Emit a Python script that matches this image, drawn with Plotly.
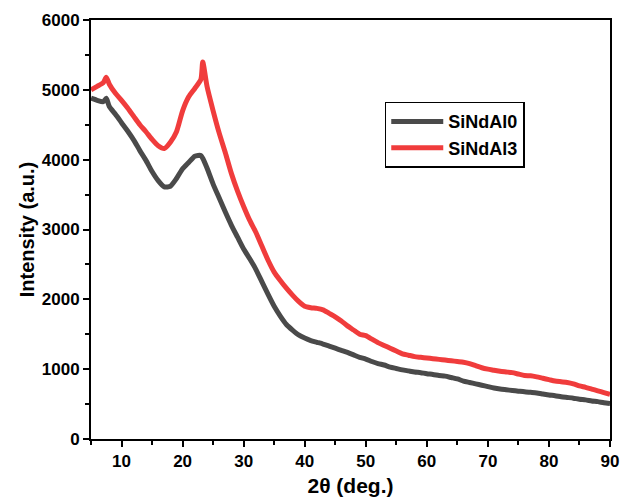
import plotly.graph_objects as go

two_theta = [5, 6, 7, 7.5, 8, 9, 10, 11, 12, 13, 14, 15, 16, 17, 18, 19, 20, 21, 22, 23, 23.3, 24, 25,
             26, 27, 28, 29, 30, 31, 32, 33, 34, 35, 36, 37, 38, 39, 40, 41, 42, 43, 44, 45,
             46, 47, 48, 49, 50, 51, 52, 53, 54, 55, 56, 57, 58, 59, 60, 61, 62, 63, 64, 65,
             66, 67, 68, 69, 70, 71, 72, 73, 74, 75, 76, 77, 78, 79, 80, 81, 82, 83, 84, 85,
             86, 87, 88, 89, 90]

sindal0 = [4880, 4850, 4830, 4880, 4760, 4650, 4530, 4410, 4280, 4130, 3990, 3830, 3700, 3610, 3620,
           3730, 3870, 3960, 4050, 4060, 4020, 3880, 3650, 3450, 3250, 3060, 2890, 2720, 2580,
           2430, 2250, 2070, 1900, 1760, 1640, 1560, 1490, 1445, 1410, 1385, 1360, 1330, 1300,
           1270, 1240, 1205, 1170, 1145, 1110, 1080, 1060, 1030, 1010, 990, 975, 960, 950, 935,
           925, 910, 900, 880, 860, 830, 810, 790, 770, 750, 730, 715, 705, 695, 685, 675, 668,
           660, 645, 630, 620, 605, 595, 585, 570, 560, 545, 535, 520, 510]

sindal3 = [5000, 5050, 5100, 5180, 5080, 4950, 4850, 4740, 4620, 4500, 4400, 4290, 4200, 4160, 4250,
           4400, 4700, 4900, 5020, 5150, 5400, 5050, 4700, 4380, 4100, 3800, 3550, 3330, 3130,
           2960, 2760, 2560, 2390, 2270, 2160, 2060, 1970, 1900, 1880, 1870, 1850, 1800, 1750,
           1690, 1620, 1560, 1500, 1480, 1430, 1380, 1340, 1300, 1260, 1220, 1200, 1180, 1170,
           1160, 1150, 1140, 1130, 1120, 1110, 1100, 1080, 1050, 1020, 1000, 985, 970, 960, 950,
           930, 910, 905, 890, 870, 850, 830, 820, 810, 790, 760, 740, 715, 690, 665, 640]

x_ticks = [10, 20, 30, 40, 50, 60, 70, 80, 90]
y_ticks = [0, 1000, 2000, 3000, 4000, 5000, 6000]

FONT = "Liberation Sans, Arial, sans-serif"

fig = go.Figure()
fig.add_trace(go.Scatter(x=two_theta, y=sindal0, mode="lines", name="SiNdAl0",
                         line=dict(color="#4a4a4a", width=5, shape="spline", smoothing=0.6)))
fig.add_trace(go.Scatter(x=two_theta, y=sindal3, mode="lines", name="SiNdAl3",
                         line=dict(color="#f03c3c", width=5, shape="spline", smoothing=0.6)))

axis_common = dict(showline=True, linecolor="black", linewidth=2, mirror=True,
                   ticks="outside", ticklen=6, tickwidth=2, tickcolor="black",
                   showgrid=False, zeroline=False, automargin=False,
                   tickfont=dict(family=FONT, size=17, color="black", weight="bold"))

fig.update_xaxes(range=[5, 90], tickvals=x_ticks,
                 minor=dict(ticks="outside", ticklen=4, tickwidth=2, tickcolor="black", dtick=5, tick0=5),
                 title=dict(text="2θ (deg.)", font=dict(family=FONT, size=21, color="black", weight="bold"),
                            standoff=8),
                 **axis_common)
fig.update_yaxes(range=[0, 6000], tickvals=y_ticks,
                 minor=dict(ticks="outside", ticklen=4, tickwidth=2, tickcolor="black", dtick=500),
                 title=dict(text="Intensity (a.u.)", font=dict(family=FONT, size=20, color="black", weight="bold"),
                            standoff=2),
                 **axis_common)

fig.update_layout(
    width=622, height=499,
    margin=dict(l=91, r=12, t=20, b=60),
    paper_bgcolor="white", plot_bgcolor="white",
    showlegend=True,
    legend=dict(x=0.566, y=0.805, xanchor="left", yanchor="top",
                bordercolor="black", borderwidth=1.5, bgcolor="white",
                font=dict(family=FONT, size=18, color="black", weight="bold"),
                itemwidth=52, tracegroupgap=0),
)

fig.write_html("out.html", config={"displayModeBar": False},
               post_script="document.body.style.margin='0';document.body.style.overflow='hidden';")
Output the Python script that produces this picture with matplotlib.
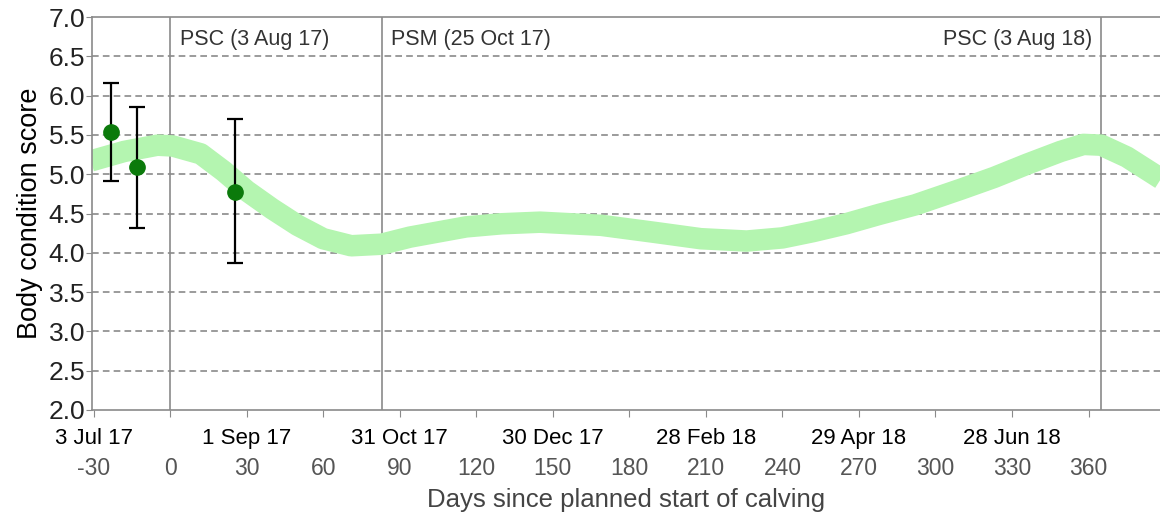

◆ TASK INSTRUCTIONS:
With the pictures left out, restate word for word every line of the data above, from the first down to the line that contains "import plotly.graph_objects as go".

◆ RESULT OF THE TASK:
Emit a Python script that matches this image, drawn with Plotly.
import plotly.graph_objects as go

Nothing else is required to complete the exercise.